AIM OF THE EXERCISE | Transcribe the entries that follow exactly as they appear, minus pictures.

··· RAW DATA

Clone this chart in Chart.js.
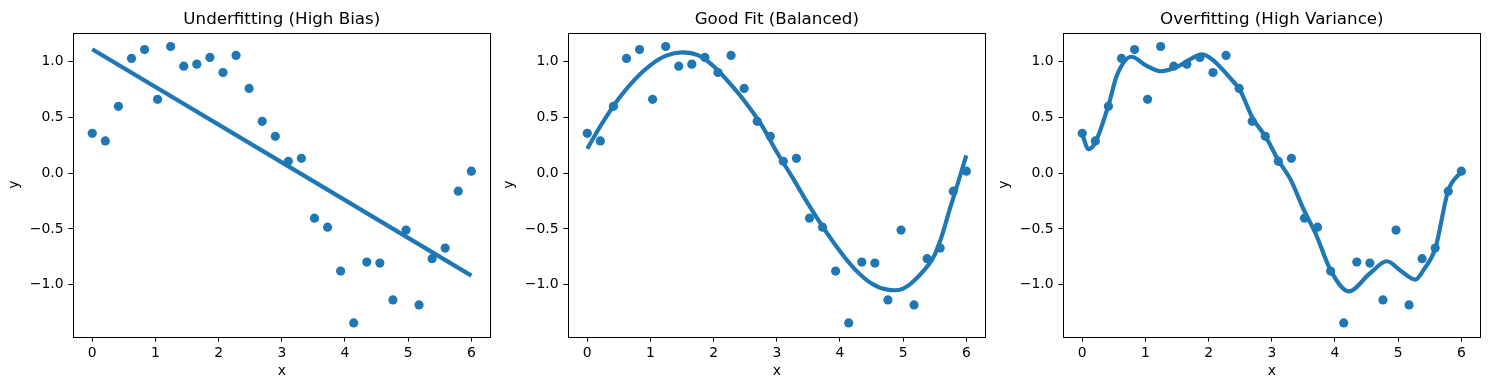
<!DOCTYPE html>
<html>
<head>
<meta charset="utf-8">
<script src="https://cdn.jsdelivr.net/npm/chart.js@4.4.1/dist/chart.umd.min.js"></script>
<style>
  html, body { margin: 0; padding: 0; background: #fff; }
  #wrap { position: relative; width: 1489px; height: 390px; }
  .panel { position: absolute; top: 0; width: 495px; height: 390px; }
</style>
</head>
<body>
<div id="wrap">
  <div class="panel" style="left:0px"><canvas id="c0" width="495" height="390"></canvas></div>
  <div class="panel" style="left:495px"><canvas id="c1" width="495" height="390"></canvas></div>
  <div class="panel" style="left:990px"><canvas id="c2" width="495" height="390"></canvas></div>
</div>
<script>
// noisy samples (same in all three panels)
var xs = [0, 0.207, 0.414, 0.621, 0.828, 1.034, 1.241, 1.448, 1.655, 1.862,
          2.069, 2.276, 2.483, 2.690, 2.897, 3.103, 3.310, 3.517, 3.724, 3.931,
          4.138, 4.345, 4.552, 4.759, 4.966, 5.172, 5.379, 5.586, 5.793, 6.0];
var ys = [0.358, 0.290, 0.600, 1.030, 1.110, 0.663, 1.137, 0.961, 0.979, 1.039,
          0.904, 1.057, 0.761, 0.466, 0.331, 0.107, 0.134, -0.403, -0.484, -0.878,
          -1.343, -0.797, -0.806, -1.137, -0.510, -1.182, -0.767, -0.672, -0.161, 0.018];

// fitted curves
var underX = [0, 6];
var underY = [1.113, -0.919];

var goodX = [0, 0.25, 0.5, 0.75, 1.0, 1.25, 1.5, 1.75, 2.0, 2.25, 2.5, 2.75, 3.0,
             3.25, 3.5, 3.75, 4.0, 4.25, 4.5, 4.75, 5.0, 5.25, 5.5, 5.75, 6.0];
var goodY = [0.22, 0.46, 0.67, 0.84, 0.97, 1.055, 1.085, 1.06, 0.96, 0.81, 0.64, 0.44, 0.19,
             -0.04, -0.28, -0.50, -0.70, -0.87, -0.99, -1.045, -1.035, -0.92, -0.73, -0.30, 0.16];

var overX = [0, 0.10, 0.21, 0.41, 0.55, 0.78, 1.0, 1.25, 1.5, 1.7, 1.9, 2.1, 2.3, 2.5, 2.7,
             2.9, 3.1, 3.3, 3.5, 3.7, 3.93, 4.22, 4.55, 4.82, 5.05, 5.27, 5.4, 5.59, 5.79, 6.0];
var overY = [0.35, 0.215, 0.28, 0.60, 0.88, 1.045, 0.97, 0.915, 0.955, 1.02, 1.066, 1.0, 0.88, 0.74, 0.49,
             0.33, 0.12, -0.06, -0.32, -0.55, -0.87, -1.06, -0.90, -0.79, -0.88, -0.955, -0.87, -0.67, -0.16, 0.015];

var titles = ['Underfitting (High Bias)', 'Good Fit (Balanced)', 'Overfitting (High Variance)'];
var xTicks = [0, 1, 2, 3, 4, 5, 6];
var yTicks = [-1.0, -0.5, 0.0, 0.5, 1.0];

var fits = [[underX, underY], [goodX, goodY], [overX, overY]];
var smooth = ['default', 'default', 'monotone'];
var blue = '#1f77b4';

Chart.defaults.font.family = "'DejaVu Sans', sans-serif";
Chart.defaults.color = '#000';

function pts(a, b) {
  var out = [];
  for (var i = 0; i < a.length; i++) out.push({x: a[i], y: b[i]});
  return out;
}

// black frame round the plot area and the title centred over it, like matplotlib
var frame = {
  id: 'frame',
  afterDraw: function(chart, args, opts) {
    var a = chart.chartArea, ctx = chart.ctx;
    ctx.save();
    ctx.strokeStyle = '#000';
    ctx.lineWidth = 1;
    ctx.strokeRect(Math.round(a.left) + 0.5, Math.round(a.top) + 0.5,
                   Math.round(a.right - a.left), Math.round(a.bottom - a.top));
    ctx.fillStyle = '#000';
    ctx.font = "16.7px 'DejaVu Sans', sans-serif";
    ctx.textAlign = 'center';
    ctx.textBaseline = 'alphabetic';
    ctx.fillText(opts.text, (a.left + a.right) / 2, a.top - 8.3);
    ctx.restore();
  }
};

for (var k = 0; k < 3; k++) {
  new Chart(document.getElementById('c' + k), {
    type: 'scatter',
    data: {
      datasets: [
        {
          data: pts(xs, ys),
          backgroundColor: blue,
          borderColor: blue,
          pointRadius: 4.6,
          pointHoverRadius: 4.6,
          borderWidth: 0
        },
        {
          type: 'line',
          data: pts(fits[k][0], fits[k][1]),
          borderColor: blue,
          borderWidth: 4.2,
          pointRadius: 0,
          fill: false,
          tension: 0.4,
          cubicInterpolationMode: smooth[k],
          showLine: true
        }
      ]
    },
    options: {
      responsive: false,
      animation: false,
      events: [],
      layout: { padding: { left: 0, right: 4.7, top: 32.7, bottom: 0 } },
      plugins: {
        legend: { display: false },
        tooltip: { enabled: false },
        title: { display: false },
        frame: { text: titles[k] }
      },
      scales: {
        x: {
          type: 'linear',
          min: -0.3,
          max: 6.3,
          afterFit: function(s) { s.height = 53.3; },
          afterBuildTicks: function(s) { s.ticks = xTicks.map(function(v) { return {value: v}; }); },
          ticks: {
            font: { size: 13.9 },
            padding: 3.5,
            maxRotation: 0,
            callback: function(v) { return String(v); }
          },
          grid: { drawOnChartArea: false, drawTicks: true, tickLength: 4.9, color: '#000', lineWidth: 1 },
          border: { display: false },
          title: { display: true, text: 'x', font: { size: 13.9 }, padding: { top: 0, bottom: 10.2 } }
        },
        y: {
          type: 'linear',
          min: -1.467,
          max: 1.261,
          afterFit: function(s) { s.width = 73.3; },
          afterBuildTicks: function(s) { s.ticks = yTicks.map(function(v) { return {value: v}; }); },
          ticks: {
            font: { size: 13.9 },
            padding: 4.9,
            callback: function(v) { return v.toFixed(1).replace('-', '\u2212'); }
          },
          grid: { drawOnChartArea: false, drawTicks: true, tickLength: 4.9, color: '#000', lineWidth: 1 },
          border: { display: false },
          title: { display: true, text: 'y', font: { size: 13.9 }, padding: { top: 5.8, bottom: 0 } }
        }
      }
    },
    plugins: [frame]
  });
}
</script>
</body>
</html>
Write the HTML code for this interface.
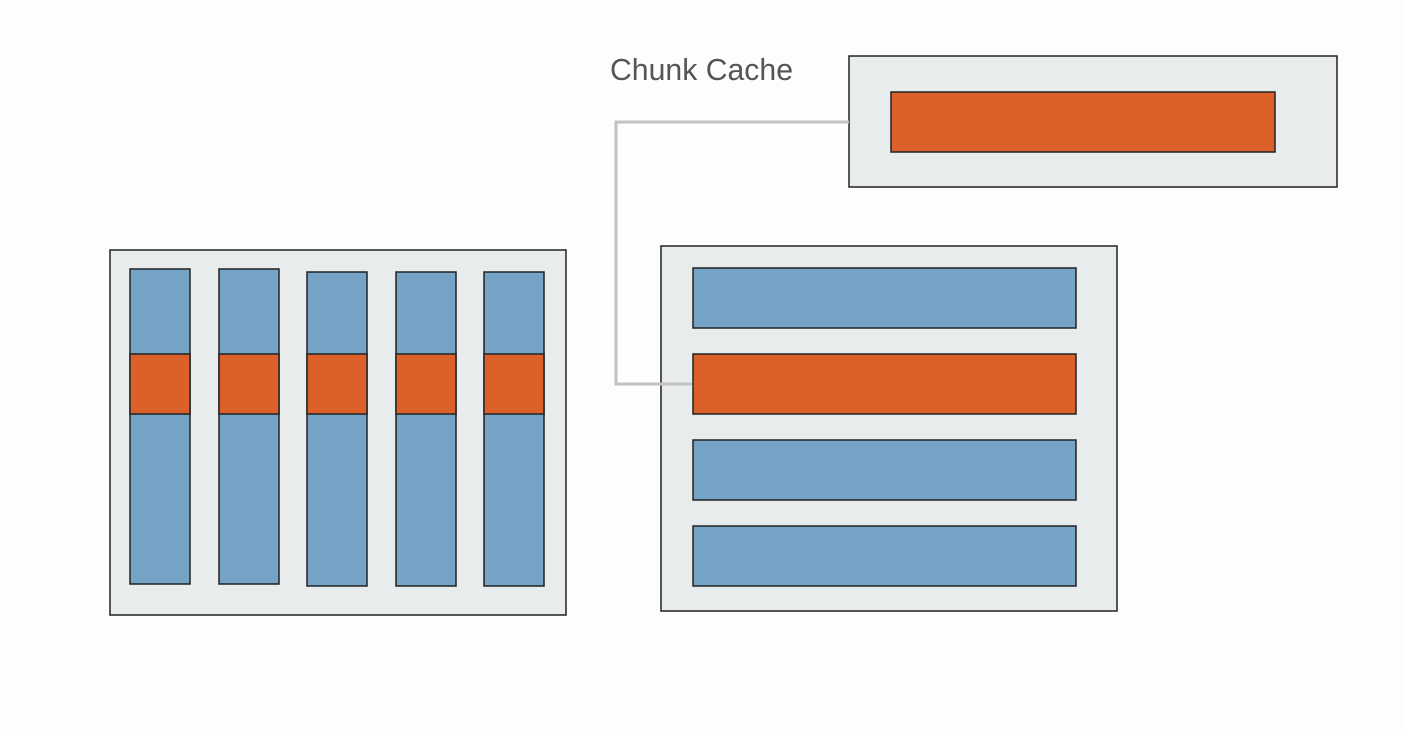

······

THE OUTPUT |
Clone this chart in Chart.js.
<!DOCTYPE html>
<html>
<head>
<meta charset="utf-8">
<script src="https://cdn.jsdelivr.net/npm/chart.js@4.4.1/dist/chart.umd.min.js"></script>
<style>
  html, body { margin: 0; padding: 0; background: #fff; }
  #wrap { position: relative; width: 1489px; height: 390px; }
  .panel { position: absolute; top: 0; width: 495px; height: 390px; }
</style>
</head>
<body>
<div id="wrap">
  <div class="panel" style="left:0px"><canvas id="c0" width="495" height="390"></canvas></div>
  <div class="panel" style="left:495px"><canvas id="c1" width="495" height="390"></canvas></div>
  <div class="panel" style="left:990px"><canvas id="c2" width="495" height="390"></canvas></div>
</div>
<script>
// noisy samples (same in all three panels)
var xs = [0, 0.207, 0.414, 0.621, 0.828, 1.034, 1.241, 1.448, 1.655, 1.862,
          2.069, 2.276, 2.483, 2.690, 2.897, 3.103, 3.310, 3.517, 3.724, 3.931,
          4.138, 4.345, 4.552, 4.759, 4.966, 5.172, 5.379, 5.586, 5.793, 6.0];
var ys = [0.358, 0.290, 0.600, 1.030, 1.110, 0.663, 1.137, 0.961, 0.979, 1.039,
          0.904, 1.057, 0.761, 0.466, 0.331, 0.107, 0.134, -0.403, -0.484, -0.878,
          -1.343, -0.797, -0.806, -1.137, -0.510, -1.182, -0.767, -0.672, -0.161, 0.018];

// fitted curves
var underX = [0, 6];
var underY = [1.113, -0.919];

var goodX = [0, 0.25, 0.5, 0.75, 1.0, 1.25, 1.5, 1.75, 2.0, 2.25, 2.5, 2.75, 3.0,
             3.25, 3.5, 3.75, 4.0, 4.25, 4.5, 4.75, 5.0, 5.25, 5.5, 5.75, 6.0];
var goodY = [0.22, 0.46, 0.67, 0.84, 0.97, 1.055, 1.085, 1.06, 0.96, 0.81, 0.64, 0.44, 0.19,
             -0.04, -0.28, -0.50, -0.70, -0.87, -0.99, -1.045, -1.035, -0.92, -0.73, -0.30, 0.16];

var overX = [0, 0.10, 0.21, 0.41, 0.55, 0.78, 1.0, 1.25, 1.5, 1.7, 1.9, 2.1, 2.3, 2.5, 2.7,
             2.9, 3.1, 3.3, 3.5, 3.7, 3.93, 4.22, 4.55, 4.82, 5.05, 5.27, 5.4, 5.59, 5.79, 6.0];
var overY = [0.35, 0.215, 0.28, 0.60, 0.88, 1.045, 0.97, 0.915, 0.955, 1.02, 1.066, 1.0, 0.88, 0.74, 0.49,
             0.33, 0.12, -0.06, -0.32, -0.55, -0.87, -1.06, -0.90, -0.79, -0.88, -0.955, -0.87, -0.67, -0.16, 0.015];

var titles = ['Underfitting (High Bias)', 'Good Fit (Balanced)', 'Overfitting (High Variance)'];
var xTicks = [0, 1, 2, 3, 4, 5, 6];
var yTicks = [-1.0, -0.5, 0.0, 0.5, 1.0];

var fits = [[underX, underY], [goodX, goodY], [overX, overY]];
var smooth = ['default', 'default', 'monotone'];
var blue = '#1f77b4';

Chart.defaults.font.family = "'DejaVu Sans', sans-serif";
Chart.defaults.color = '#000';

function pts(a, b) {
  var out = [];
  for (var i = 0; i < a.length; i++) out.push({x: a[i], y: b[i]});
  return out;
}

// black frame round the plot area and the title centred over it, like matplotlib
var frame = {
  id: 'frame',
  afterDraw: function(chart, args, opts) {
    var a = chart.chartArea, ctx = chart.ctx;
    ctx.save();
    ctx.strokeStyle = '#000';
    ctx.lineWidth = 1;
    ctx.strokeRect(Math.round(a.left) + 0.5, Math.round(a.top) + 0.5,
                   Math.round(a.right - a.left), Math.round(a.bottom - a.top));
    ctx.fillStyle = '#000';
    ctx.font = "16.7px 'DejaVu Sans', sans-serif";
    ctx.textAlign = 'center';
    ctx.textBaseline = 'alphabetic';
    ctx.fillText(opts.text, (a.left + a.right) / 2, a.top - 8.3);
    ctx.restore();
  }
};

for (var k = 0; k < 3; k++) {
  new Chart(document.getElementById('c' + k), {
    type: 'scatter',
    data: {
      datasets: [
        {
          data: pts(xs, ys),
          backgroundColor: blue,
          borderColor: blue,
          pointRadius: 4.6,
          pointHoverRadius: 4.6,
          borderWidth: 0
        },
        {
          type: 'line',
          data: pts(fits[k][0], fits[k][1]),
          borderColor: blue,
          borderWidth: 4.2,
          pointRadius: 0,
          fill: false,
          tension: 0.4,
          cubicInterpolationMode: smooth[k],
          showLine: true
        }
      ]
    },
    options: {
      responsive: false,
      animation: false,
      events: [],
      layout: { padding: { left: 0, right: 4.7, top: 32.7, bottom: 0 } },
      plugins: {
        legend: { display: false },
        tooltip: { enabled: false },
        title: { display: false },
        frame: { text: titles[k] }
      },
      scales: {
        x: {
          type: 'linear',
          min: -0.3,
          max: 6.3,
          afterFit: function(s) { s.height = 53.3; },
          afterBuildTicks: function(s) { s.ticks = xTicks.map(function(v) { return {value: v}; }); },
          ticks: {
            font: { size: 13.9 },
            padding: 3.5,
            maxRotation: 0,
            callback: function(v) { return String(v); }
          },
          grid: { drawOnChartArea: false, drawTicks: true, tickLength: 4.9, color: '#000', lineWidth: 1 },
          border: { display: false },
          title: { display: true, text: 'x', font: { size: 13.9 }, padding: { top: 0, bottom: 10.2 } }
        },
        y: {
          type: 'linear',
          min: -1.467,
          max: 1.261,
          afterFit: function(s) { s.width = 73.3; },
          afterBuildTicks: function(s) { s.ticks = yTicks.map(function(v) { return {value: v}; }); },
          ticks: {
            font: { size: 13.9 },
            padding: 4.9,
            callback: function(v) { return v.toFixed(1).replace('-', '\u2212'); }
          },
          grid: { drawOnChartArea: false, drawTicks: true, tickLength: 4.9, color: '#000', lineWidth: 1 },
          border: { display: false },
          title: { display: true, text: 'y', font: { size: 13.9 }, padding: { top: 5.8, bottom: 0 } }
        }
      }
    },
    plugins: [frame]
  });
}
</script>
</body>
</html>
Write the HTML code for this interface.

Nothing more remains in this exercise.